**PROBLEM DETAILS:** Copy the data precisely, character for character, and leave out every picture.
-- BEGIN PROVIDED MATERIAL --
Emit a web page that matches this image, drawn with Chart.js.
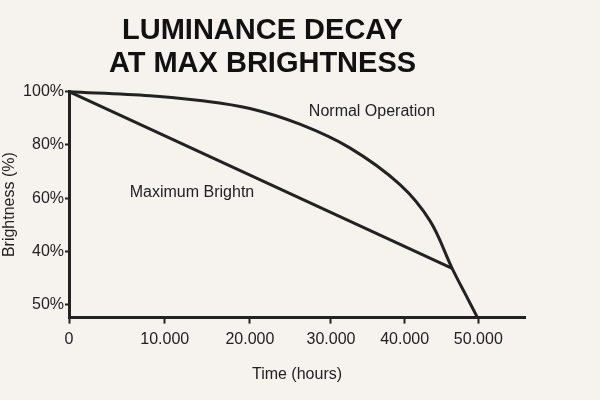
<!DOCTYPE html>
<html>
<head>
<meta charset="utf-8">
<script src="https://cdn.jsdelivr.net/npm/chart.js@4/dist/chart.umd.min.js"></script>
<style>
  body { margin: 0; background: #f6f3ee; }
  #wrap { width: 600px; height: 400px; }
</style>
</head>
<body>
<div id="wrap"><canvas id="chart"></canvas></div>
<script>
// values
const normalHours = [0, 9900, 16000, 22100, 28200, 34300, 40400, 44100, 46800, 48400, 49900];
const normalBrightness = [100, 98.5, 96.7, 93.7, 87.8, 78.9, 65.2, 51.5, 33.7, 24.1, 15.2];
const maxHours = [0, 46800];
const maxBrightness = [100, 33.7];
const xTickValues = [0, 11700, 22100, 32000, 41000, 50000];
const xTickLabels = ["0", "10.000", "20.000", "30.000", "40.000", "50.000"];
const yTickValues = [100, 80, 60, 40, 20];
const yTickLabels = ["100%", "80%", "60%", "40%", "50%"];

const ink = "#222";
const font = "'Liberation Sans', Arial, sans-serif";

const toPoints = (xs, ys) => xs.map((x, i) => ({ x: x, y: ys[i] }));

const labelsPlugin = {
  id: "labels",
  afterDraw(chart) {
    const ctx = chart.ctx;
    ctx.save();
    ctx.fillStyle = ink;
    ctx.font = "16px " + font;
    ctx.textAlign = "center";
    ctx.textBaseline = "middle";
    ctx.fillText("Normal Operation", 372, 112);
    ctx.fillText("Maximum Brightn", 192, 193);
    ctx.restore();
  }
};

new Chart(document.querySelector("#chart").getContext("2d"), {
  type: "line",
  data: {
    datasets: [
      {
        label: "Normal Operation",
        data: toPoints(normalHours, normalBrightness),
        borderColor: ink,
        borderWidth: 3,
        pointRadius: 0,
        tension: 0.35,
        fill: false,
      },
      {
        label: "Maximum Brightness",
        data: toPoints(maxHours, maxBrightness),
        borderColor: ink,
        borderWidth: 3,
        pointRadius: 0,
        fill: false,
      },
    ],
  },
  options: {
    responsive: true,
    maintainAspectRatio: false,
    animation: false,
    layout: { padding: { left: 0, right: 75, top: 0, bottom: 12 } },
    plugins: {
      legend: { display: false },
      tooltip: { enabled: false },
      title: {
        display: true,
        text: ["LUMINANCE DECAY", "AT MAX BRIGHTNESS"],
        color: "#111",
        font: { family: font, size: 29, weight: "bold", lineHeight: 1.15 },
        padding: { top: 14, bottom: 11 },
      },
    },
    scales: {
      x: {
        type: "linear",
        min: 0,
        max: 55700,
        afterBuildTicks: (axis) => { axis.ticks = xTickValues.map(v => ({ value: v })); },
        ticks: {
          color: ink,
          font: { family: font, size: 16 },
          maxRotation: 0,
          autoSkip: false,
          padding: 6,
          callback: (v) => xTickLabels[xTickValues.indexOf(v)],
        },
        grid: { drawOnChartArea: false, color: ink, tickLength: 6, tickWidth: 2 },
        border: { color: ink, width: 3 },
        title: { display: true, text: "Time (hours)", color: ink, font: { family: font, size: 16 }, padding: { top: 10 } },
      },
      y: {
        min: 15.2,
        max: 100,
        afterBuildTicks: (axis) => { axis.ticks = yTickValues.map(v => ({ value: v })); },
        ticks: {
          color: ink,
          font: { family: font, size: 16 },
          autoSkip: false,
          padding: 1,
          callback: (v) => yTickLabels[yTickValues.indexOf(v)],
        },
        grid: { drawOnChartArea: false, color: ink, tickLength: 4, tickWidth: 2 },
        border: { color: ink, width: 3 },
        title: { display: true, text: "Brightness (%)", color: ink, font: { family: font, size: 16 }, padding: { top: 0, bottom: 0 } },
        afterFit: (axis) => { axis.width = 69; },
      },
    },
    clip: false,
  },
  plugins: [labelsPlugin],
});
</script>
</body>
</html>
-- END PROVIDED MATERIAL --
**RESULT OF THE EXERCISE:**
Emit a web page that matches this image, drawn with Chart.js.
<!DOCTYPE html>
<html>
<head>
<meta charset="utf-8">
<script src="https://cdn.jsdelivr.net/npm/chart.js@4/dist/chart.umd.min.js"></script>
<style>
  body { margin: 0; background: #f6f3ee; }
  #wrap { width: 600px; height: 400px; }
</style>
</head>
<body>
<div id="wrap"><canvas id="chart"></canvas></div>
<script>
// values
const normalHours = [0, 9900, 16000, 22100, 28200, 34300, 40400, 44100, 46800, 48400, 49900];
const normalBrightness = [100, 98.5, 96.7, 93.7, 87.8, 78.9, 65.2, 51.5, 33.7, 24.1, 15.2];
const maxHours = [0, 46800];
const maxBrightness = [100, 33.7];
const xTickValues = [0, 11700, 22100, 32000, 41000, 50000];
const xTickLabels = ["0", "10.000", "20.000", "30.000", "40.000", "50.000"];
const yTickValues = [100, 80, 60, 40, 20];
const yTickLabels = ["100%", "80%", "60%", "40%", "50%"];

const ink = "#222";
const font = "'Liberation Sans', Arial, sans-serif";

const toPoints = (xs, ys) => xs.map((x, i) => ({ x: x, y: ys[i] }));

const labelsPlugin = {
  id: "labels",
  afterDraw(chart) {
    const ctx = chart.ctx;
    ctx.save();
    ctx.fillStyle = ink;
    ctx.font = "16px " + font;
    ctx.textAlign = "center";
    ctx.textBaseline = "middle";
    ctx.fillText("Normal Operation", 372, 112);
    ctx.fillText("Maximum Brightn", 192, 193);
    ctx.restore();
  }
};

new Chart(document.querySelector("#chart").getContext("2d"), {
  type: "line",
  data: {
    datasets: [
      {
        label: "Normal Operation",
        data: toPoints(normalHours, normalBrightness),
        borderColor: ink,
        borderWidth: 3,
        pointRadius: 0,
        tension: 0.35,
        fill: false,
      },
      {
        label: "Maximum Brightness",
        data: toPoints(maxHours, maxBrightness),
        borderColor: ink,
        borderWidth: 3,
        pointRadius: 0,
        fill: false,
      },
    ],
  },
  options: {
    responsive: true,
    maintainAspectRatio: false,
    animation: false,
    layout: { padding: { left: 0, right: 75, top: 0, bottom: 12 } },
    plugins: {
      legend: { display: false },
      tooltip: { enabled: false },
      title: {
        display: true,
        text: ["LUMINANCE DECAY", "AT MAX BRIGHTNESS"],
        color: "#111",
        font: { family: font, size: 29, weight: "bold", lineHeight: 1.15 },
        padding: { top: 14, bottom: 11 },
      },
    },
    scales: {
      x: {
        type: "linear",
        min: 0,
        max: 55700,
        afterBuildTicks: (axis) => { axis.ticks = xTickValues.map(v => ({ value: v })); },
        ticks: {
          color: ink,
          font: { family: font, size: 16 },
          maxRotation: 0,
          autoSkip: false,
          padding: 6,
          callback: (v) => xTickLabels[xTickValues.indexOf(v)],
        },
        grid: { drawOnChartArea: false, color: ink, tickLength: 6, tickWidth: 2 },
        border: { color: ink, width: 3 },
        title: { display: true, text: "Time (hours)", color: ink, font: { family: font, size: 16 }, padding: { top: 10 } },
      },
      y: {
        min: 15.2,
        max: 100,
        afterBuildTicks: (axis) => { axis.ticks = yTickValues.map(v => ({ value: v })); },
        ticks: {
          color: ink,
          font: { family: font, size: 16 },
          autoSkip: false,
          padding: 1,
          callback: (v) => yTickLabels[yTickValues.indexOf(v)],
        },
        grid: { drawOnChartArea: false, color: ink, tickLength: 4, tickWidth: 2 },
        border: { color: ink, width: 3 },
        title: { display: true, text: "Brightness (%)", color: ink, font: { family: font, size: 16 }, padding: { top: 0, bottom: 0 } },
        afterFit: (axis) => { axis.width = 69; },
      },
    },
    clip: false,
  },
  plugins: [labelsPlugin],
});
</script>
</body>
</html>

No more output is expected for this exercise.